WORK REQUIRED
Copy out every line exactly, passing over the pictures.

PROVIDED DATA

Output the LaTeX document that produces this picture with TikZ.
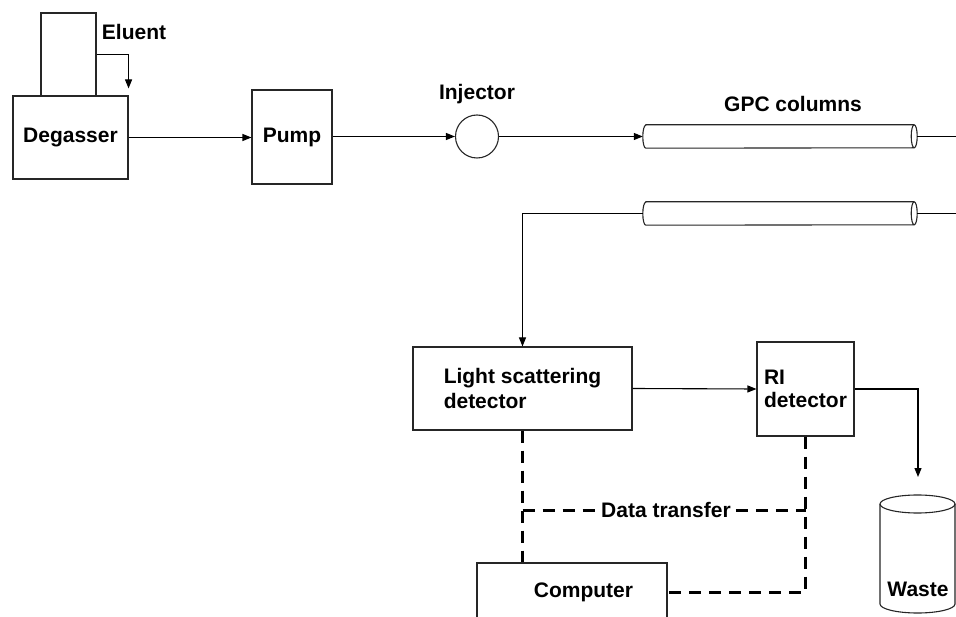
\documentclass[tikz,border=0pt]{standalone}
\usepackage{fontspec}
\setmainfont{Liberation Sans}
\usetikzlibrary{arrows.meta,calc}
\newcommand\drawgpccolumn[1]{%
  \draw[pipe, fill=white] ([xshift=3pt]#1.north west) -- ([xshift=-3pt]#1.north east)
    arc[start angle=90, end angle=-90, x radius=3pt, y radius=11.5pt]
    -- ([xshift=3pt]#1.south west)
    arc[start angle=270, end angle=90, x radius=3pt, y radius=11.5pt] -- cycle;
  \draw[pipe] ([xshift=-3pt]#1.north east)
    arc[start angle=90, end angle=270, x radius=3pt, y radius=11.5pt];
}
\begin{document}
\begin{tikzpicture}[x=1pt,y=-1pt,
  lbl/.style={font=\fontsize{21}{25}\selectfont\bfseries, inner sep=0pt},
  box/.style={lbl, draw=black!85, line width=1.1pt, fill=white},
  pipe/.style={line width=1.1pt, draw=black!85},
  flow/.style={line width=1.1pt, -{Triangle[length=9pt,width=7pt]}},
  dataline/.style={line width=3pt, dash pattern=on 12pt off 8pt},
  colnode/.style={minimum width=274pt, minimum height=23pt, inner sep=0pt},
]
\clip (0,0) rectangle (956,617);
\fill[white] (0,0) rectangle (956,617);

% nodes
\node[box, minimum width=55pt, minimum height=83pt] (eluent) at (68.5,54.5) {};
\node[lbl] (eluentlbl) at (134,32) {Eluent};
\node[box, minimum width=115pt, minimum height=83pt] (degasser) at (70.5,137.5) {Degasser};
\node[box, minimum width=80pt, minimum height=94pt] (pump) at (292,137) {Pump};
\node[circle, draw=black!85, line width=1.1pt, minimum size=43pt, inner sep=0pt] (inj) at (477,136.5) {};
\node[lbl] (injlbl) at (477,94) {Injector};
\node[colnode] (col1) at (780,136.5) {};
\node[colnode] (col2) at (780,213.5) {};
\node[lbl] (gpclbl) at (793,104) {GPC columns};
\node[box, minimum width=219pt, minimum height=83pt, align=left] (ls) at (522.5,388.5) {Light scattering\\detector};
\node[box, minimum width=97pt, minimum height=94pt, align=left, font=\fontsize{21}{23}\selectfont\bfseries] (ri) at (805.5,389) {RI\\detector};
\node[box, minimum width=190pt, minimum height=58pt] (comp) at (572,592) {};
\node[lbl] (complbl) at (583.5,592) {Computer};
\node[lbl, inner xsep=5pt, inner ysep=2pt] (dt) at (666,510) {Data transfer};
\coordinate (wastetop) at (918,495);
\coordinate (r1) at (990,136.5);
\coordinate (r2) at (990,213.5);

% columns
\drawgpccolumn{col1}
\drawgpccolumn{col2}

% waste container
\draw[pipe, fill=white] (880,504) -- (880,604)
  arc[start angle=180, end angle=360, x radius=37.5pt, y radius=9pt]
  -- (955,504)
  arc[start angle=0, end angle=180, x radius=37.5pt, y radius=9pt] -- cycle;
\draw[pipe] (880,504) arc[start angle=180, end angle=360, x radius=37.5pt, y radius=9pt];
\node[lbl] (wastelbl) at (918,589) {Waste};

% flow connectors
\draw[flow] (eluent.east) -| ([yshift=7pt]degasser.north east);
\draw[flow] (degasser.east) -- (degasser.east -| pump.west);
\draw[flow] (pump.east |- inj.west) -- (inj.west);
\draw[flow] (inj.east) -- (col1.west);
\draw[line width=1.1pt] (col1.east) -- (r1) -- (r2) -- (col2.east);
\draw[flow] (col2.west) -| (ls.north);
\draw[flow] (ls.east) -- (ri.west);
\draw[flow] (ri.east) -| ([yshift=18pt]wastetop);

% data lines
\draw[dataline] (ls.south) -- (ls.south |- comp.north);
\draw[dataline] (ri.south) -- (ri.south |- comp.east) -- (comp.east);
\draw[dataline] (dt.west -| ls.south) -- (dt.west);
\draw[dataline] (dt.east) -- (dt.east -| ri.south);
\end{tikzpicture}
\end{document}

SOLUTION
Output the LaTeX document that produces this picture with TikZ.
\documentclass[tikz,border=0pt]{standalone}
\usepackage{fontspec}
\setmainfont{Liberation Sans}
\usetikzlibrary{arrows.meta,calc}
\newcommand\drawgpccolumn[1]{%
  \draw[pipe, fill=white] ([xshift=3pt]#1.north west) -- ([xshift=-3pt]#1.north east)
    arc[start angle=90, end angle=-90, x radius=3pt, y radius=11.5pt]
    -- ([xshift=3pt]#1.south west)
    arc[start angle=270, end angle=90, x radius=3pt, y radius=11.5pt] -- cycle;
  \draw[pipe] ([xshift=-3pt]#1.north east)
    arc[start angle=90, end angle=270, x radius=3pt, y radius=11.5pt];
}
\begin{document}
\begin{tikzpicture}[x=1pt,y=-1pt,
  lbl/.style={font=\fontsize{21}{25}\selectfont\bfseries, inner sep=0pt},
  box/.style={lbl, draw=black!85, line width=1.1pt, fill=white},
  pipe/.style={line width=1.1pt, draw=black!85},
  flow/.style={line width=1.1pt, -{Triangle[length=9pt,width=7pt]}},
  dataline/.style={line width=3pt, dash pattern=on 12pt off 8pt},
  colnode/.style={minimum width=274pt, minimum height=23pt, inner sep=0pt},
]
\clip (0,0) rectangle (956,617);
\fill[white] (0,0) rectangle (956,617);

% nodes
\node[box, minimum width=55pt, minimum height=83pt] (eluent) at (68.5,54.5) {};
\node[lbl] (eluentlbl) at (134,32) {Eluent};
\node[box, minimum width=115pt, minimum height=83pt] (degasser) at (70.5,137.5) {Degasser};
\node[box, minimum width=80pt, minimum height=94pt] (pump) at (292,137) {Pump};
\node[circle, draw=black!85, line width=1.1pt, minimum size=43pt, inner sep=0pt] (inj) at (477,136.5) {};
\node[lbl] (injlbl) at (477,94) {Injector};
\node[colnode] (col1) at (780,136.5) {};
\node[colnode] (col2) at (780,213.5) {};
\node[lbl] (gpclbl) at (793,104) {GPC columns};
\node[box, minimum width=219pt, minimum height=83pt, align=left] (ls) at (522.5,388.5) {Light scattering\\detector};
\node[box, minimum width=97pt, minimum height=94pt, align=left, font=\fontsize{21}{23}\selectfont\bfseries] (ri) at (805.5,389) {RI\\detector};
\node[box, minimum width=190pt, minimum height=58pt] (comp) at (572,592) {};
\node[lbl] (complbl) at (583.5,592) {Computer};
\node[lbl, inner xsep=5pt, inner ysep=2pt] (dt) at (666,510) {Data transfer};
\coordinate (wastetop) at (918,495);
\coordinate (r1) at (990,136.5);
\coordinate (r2) at (990,213.5);

% columns
\drawgpccolumn{col1}
\drawgpccolumn{col2}

% waste container
\draw[pipe, fill=white] (880,504) -- (880,604)
  arc[start angle=180, end angle=360, x radius=37.5pt, y radius=9pt]
  -- (955,504)
  arc[start angle=0, end angle=180, x radius=37.5pt, y radius=9pt] -- cycle;
\draw[pipe] (880,504) arc[start angle=180, end angle=360, x radius=37.5pt, y radius=9pt];
\node[lbl] (wastelbl) at (918,589) {Waste};

% flow connectors
\draw[flow] (eluent.east) -| ([yshift=7pt]degasser.north east);
\draw[flow] (degasser.east) -- (degasser.east -| pump.west);
\draw[flow] (pump.east |- inj.west) -- (inj.west);
\draw[flow] (inj.east) -- (col1.west);
\draw[line width=1.1pt] (col1.east) -- (r1) -- (r2) -- (col2.east);
\draw[flow] (col2.west) -| (ls.north);
\draw[flow] (ls.east) -- (ri.west);
\draw[flow] (ri.east) -| ([yshift=18pt]wastetop);

% data lines
\draw[dataline] (ls.south) -- (ls.south |- comp.north);
\draw[dataline] (ri.south) -- (ri.south |- comp.east) -- (comp.east);
\draw[dataline] (dt.west -| ls.south) -- (dt.west);
\draw[dataline] (dt.east) -- (dt.east -| ri.south);
\end{tikzpicture}
\end{document}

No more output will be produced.